### [Short problem]
Begin with the line that contains "What React, TypeScript" and end with the line that contains "import * as": copy that span of lines exactly, and nothing outside it.
================
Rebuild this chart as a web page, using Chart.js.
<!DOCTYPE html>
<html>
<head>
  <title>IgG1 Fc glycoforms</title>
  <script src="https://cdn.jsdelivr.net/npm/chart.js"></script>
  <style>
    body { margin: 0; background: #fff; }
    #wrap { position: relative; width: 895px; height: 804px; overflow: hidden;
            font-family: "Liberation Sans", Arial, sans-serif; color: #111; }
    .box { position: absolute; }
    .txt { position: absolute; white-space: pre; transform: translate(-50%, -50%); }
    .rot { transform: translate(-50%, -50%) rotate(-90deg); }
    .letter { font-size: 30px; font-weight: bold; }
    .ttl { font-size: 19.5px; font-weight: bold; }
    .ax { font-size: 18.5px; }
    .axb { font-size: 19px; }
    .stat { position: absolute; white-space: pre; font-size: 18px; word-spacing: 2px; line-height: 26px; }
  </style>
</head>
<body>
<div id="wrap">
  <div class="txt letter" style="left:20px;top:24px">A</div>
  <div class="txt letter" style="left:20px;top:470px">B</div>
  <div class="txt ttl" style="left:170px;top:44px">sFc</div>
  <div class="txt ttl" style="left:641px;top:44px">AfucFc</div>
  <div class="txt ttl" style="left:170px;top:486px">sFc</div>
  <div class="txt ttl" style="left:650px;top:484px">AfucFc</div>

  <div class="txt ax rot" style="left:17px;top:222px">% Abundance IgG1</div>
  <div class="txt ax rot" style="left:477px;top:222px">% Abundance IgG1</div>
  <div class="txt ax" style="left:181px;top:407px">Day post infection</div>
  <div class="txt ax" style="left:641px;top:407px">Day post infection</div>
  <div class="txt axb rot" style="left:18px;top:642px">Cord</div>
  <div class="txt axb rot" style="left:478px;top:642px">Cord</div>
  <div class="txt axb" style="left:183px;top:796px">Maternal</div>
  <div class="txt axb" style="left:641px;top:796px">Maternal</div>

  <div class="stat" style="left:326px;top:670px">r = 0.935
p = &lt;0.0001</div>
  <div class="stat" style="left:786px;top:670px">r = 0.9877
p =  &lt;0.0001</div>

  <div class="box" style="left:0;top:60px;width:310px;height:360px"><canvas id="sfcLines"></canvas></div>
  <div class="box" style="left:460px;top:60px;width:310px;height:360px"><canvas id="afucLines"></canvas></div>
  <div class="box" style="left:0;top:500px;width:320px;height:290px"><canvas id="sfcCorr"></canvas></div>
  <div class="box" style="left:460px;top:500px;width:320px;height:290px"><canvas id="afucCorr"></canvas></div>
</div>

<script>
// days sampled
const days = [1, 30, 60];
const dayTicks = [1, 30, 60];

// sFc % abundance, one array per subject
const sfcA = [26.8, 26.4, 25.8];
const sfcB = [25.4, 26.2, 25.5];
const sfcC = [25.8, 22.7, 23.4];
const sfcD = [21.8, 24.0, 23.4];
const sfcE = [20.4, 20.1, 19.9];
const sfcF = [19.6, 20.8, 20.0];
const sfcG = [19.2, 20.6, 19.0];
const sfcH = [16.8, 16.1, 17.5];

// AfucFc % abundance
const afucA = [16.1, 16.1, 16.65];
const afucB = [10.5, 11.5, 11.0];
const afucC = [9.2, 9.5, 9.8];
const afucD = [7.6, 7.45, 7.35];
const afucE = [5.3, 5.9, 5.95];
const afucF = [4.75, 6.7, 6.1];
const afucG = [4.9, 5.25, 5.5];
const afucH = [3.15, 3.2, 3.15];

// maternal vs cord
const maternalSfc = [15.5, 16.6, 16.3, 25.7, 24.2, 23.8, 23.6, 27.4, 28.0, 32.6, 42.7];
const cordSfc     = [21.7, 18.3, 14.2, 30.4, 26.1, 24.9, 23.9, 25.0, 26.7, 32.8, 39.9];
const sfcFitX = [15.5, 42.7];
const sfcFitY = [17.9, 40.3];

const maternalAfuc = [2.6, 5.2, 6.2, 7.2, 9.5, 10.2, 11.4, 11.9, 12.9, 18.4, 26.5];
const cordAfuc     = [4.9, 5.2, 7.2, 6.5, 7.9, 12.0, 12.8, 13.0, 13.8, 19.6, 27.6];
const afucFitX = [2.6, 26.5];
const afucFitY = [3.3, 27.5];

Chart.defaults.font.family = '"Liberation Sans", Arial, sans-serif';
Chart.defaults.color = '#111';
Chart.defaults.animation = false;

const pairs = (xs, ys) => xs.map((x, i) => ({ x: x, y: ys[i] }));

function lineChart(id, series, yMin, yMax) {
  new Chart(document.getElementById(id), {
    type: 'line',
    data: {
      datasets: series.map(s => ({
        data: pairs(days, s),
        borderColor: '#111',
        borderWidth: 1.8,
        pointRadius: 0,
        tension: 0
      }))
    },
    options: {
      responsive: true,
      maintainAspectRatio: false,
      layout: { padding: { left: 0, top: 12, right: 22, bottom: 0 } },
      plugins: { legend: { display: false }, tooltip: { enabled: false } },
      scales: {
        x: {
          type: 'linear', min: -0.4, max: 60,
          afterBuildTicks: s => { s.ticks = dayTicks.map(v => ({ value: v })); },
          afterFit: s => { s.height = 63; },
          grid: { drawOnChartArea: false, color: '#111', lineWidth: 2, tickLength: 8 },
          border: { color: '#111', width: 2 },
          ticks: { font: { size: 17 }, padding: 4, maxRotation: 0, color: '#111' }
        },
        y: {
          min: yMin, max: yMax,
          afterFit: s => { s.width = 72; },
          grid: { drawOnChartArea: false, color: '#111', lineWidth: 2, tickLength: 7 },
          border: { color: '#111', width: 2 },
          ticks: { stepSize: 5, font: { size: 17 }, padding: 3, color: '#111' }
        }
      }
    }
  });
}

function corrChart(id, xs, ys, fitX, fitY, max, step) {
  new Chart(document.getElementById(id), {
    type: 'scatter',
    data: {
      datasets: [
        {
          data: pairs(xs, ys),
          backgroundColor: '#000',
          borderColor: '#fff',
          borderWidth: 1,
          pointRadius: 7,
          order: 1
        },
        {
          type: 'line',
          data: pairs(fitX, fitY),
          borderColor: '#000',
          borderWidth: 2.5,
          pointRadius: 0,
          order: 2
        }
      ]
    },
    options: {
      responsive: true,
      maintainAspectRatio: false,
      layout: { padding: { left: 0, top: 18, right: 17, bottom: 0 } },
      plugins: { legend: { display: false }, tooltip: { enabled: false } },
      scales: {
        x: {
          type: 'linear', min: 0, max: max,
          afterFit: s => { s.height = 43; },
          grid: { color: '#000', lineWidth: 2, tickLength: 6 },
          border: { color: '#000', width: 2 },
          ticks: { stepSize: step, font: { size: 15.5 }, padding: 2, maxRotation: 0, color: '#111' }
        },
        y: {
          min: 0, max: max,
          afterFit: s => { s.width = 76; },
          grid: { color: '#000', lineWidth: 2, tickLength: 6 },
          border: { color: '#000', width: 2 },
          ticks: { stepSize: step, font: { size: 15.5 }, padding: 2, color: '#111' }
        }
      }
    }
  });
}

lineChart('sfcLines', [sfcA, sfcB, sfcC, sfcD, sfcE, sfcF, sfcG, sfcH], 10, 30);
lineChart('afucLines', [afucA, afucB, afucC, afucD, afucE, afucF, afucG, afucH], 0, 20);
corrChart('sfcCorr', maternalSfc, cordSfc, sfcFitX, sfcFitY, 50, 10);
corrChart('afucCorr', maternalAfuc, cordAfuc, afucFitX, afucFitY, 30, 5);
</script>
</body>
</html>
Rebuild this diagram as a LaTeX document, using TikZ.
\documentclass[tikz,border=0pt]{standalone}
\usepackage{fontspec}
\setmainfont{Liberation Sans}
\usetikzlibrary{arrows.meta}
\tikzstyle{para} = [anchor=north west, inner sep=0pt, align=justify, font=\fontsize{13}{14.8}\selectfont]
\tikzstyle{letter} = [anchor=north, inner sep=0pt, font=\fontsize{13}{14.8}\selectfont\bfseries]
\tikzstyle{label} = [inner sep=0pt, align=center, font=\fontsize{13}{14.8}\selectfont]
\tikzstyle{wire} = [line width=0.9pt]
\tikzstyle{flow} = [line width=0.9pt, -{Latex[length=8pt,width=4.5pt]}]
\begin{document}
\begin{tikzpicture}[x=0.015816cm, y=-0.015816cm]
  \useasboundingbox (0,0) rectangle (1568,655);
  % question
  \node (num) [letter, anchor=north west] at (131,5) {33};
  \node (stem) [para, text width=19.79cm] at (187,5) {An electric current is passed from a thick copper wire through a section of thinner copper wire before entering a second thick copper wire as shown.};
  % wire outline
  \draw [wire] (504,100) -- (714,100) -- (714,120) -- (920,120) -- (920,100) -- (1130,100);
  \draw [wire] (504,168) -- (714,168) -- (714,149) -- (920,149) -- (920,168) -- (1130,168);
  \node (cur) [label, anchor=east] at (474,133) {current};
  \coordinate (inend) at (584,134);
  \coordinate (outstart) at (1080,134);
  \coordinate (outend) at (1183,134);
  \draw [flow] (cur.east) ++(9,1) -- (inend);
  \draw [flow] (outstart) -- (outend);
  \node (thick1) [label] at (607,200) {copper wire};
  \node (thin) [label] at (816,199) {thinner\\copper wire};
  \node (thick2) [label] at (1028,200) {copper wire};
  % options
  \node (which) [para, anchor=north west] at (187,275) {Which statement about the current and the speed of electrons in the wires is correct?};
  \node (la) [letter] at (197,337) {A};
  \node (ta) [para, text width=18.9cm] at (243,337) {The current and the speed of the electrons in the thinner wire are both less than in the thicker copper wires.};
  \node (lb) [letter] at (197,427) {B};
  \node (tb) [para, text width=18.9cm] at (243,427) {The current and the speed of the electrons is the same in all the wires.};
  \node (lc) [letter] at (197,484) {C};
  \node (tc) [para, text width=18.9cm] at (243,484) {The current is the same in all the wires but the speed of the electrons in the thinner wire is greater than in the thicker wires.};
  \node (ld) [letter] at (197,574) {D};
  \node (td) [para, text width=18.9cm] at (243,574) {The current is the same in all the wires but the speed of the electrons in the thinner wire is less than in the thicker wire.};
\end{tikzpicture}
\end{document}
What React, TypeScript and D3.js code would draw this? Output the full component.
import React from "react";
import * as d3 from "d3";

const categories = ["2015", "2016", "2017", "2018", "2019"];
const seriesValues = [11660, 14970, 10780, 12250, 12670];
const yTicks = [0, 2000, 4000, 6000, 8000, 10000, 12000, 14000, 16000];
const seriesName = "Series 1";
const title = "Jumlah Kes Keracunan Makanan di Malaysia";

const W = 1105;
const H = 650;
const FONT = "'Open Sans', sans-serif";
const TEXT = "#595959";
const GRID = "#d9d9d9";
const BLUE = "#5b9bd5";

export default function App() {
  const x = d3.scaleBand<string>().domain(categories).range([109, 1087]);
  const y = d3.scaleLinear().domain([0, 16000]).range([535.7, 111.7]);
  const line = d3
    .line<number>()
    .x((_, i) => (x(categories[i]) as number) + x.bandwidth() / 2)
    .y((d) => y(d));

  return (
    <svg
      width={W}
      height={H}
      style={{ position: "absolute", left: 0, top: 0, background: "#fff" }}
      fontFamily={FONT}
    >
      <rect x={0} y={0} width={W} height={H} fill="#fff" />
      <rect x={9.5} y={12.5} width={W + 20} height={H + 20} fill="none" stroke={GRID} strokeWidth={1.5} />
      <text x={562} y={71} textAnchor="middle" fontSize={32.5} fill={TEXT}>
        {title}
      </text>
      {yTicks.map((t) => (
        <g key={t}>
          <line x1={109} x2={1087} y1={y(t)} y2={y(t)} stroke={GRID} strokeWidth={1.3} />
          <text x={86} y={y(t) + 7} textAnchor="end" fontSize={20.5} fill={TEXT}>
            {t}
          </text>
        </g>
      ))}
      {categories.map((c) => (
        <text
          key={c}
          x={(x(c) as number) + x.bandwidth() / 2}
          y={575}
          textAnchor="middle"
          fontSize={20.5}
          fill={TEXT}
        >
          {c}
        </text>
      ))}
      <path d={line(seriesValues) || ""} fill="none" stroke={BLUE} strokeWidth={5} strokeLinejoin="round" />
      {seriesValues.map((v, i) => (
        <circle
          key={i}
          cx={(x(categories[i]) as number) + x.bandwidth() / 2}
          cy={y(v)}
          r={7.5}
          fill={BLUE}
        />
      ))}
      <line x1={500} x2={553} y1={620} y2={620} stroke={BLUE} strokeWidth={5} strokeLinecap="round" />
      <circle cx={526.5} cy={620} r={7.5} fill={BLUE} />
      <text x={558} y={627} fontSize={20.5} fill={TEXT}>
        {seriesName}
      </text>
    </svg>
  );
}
================
### [Expected answer]
What React, TypeScript and D3.js code would draw this? Output the full component.
import React from "react";
import * as d3 from "d3";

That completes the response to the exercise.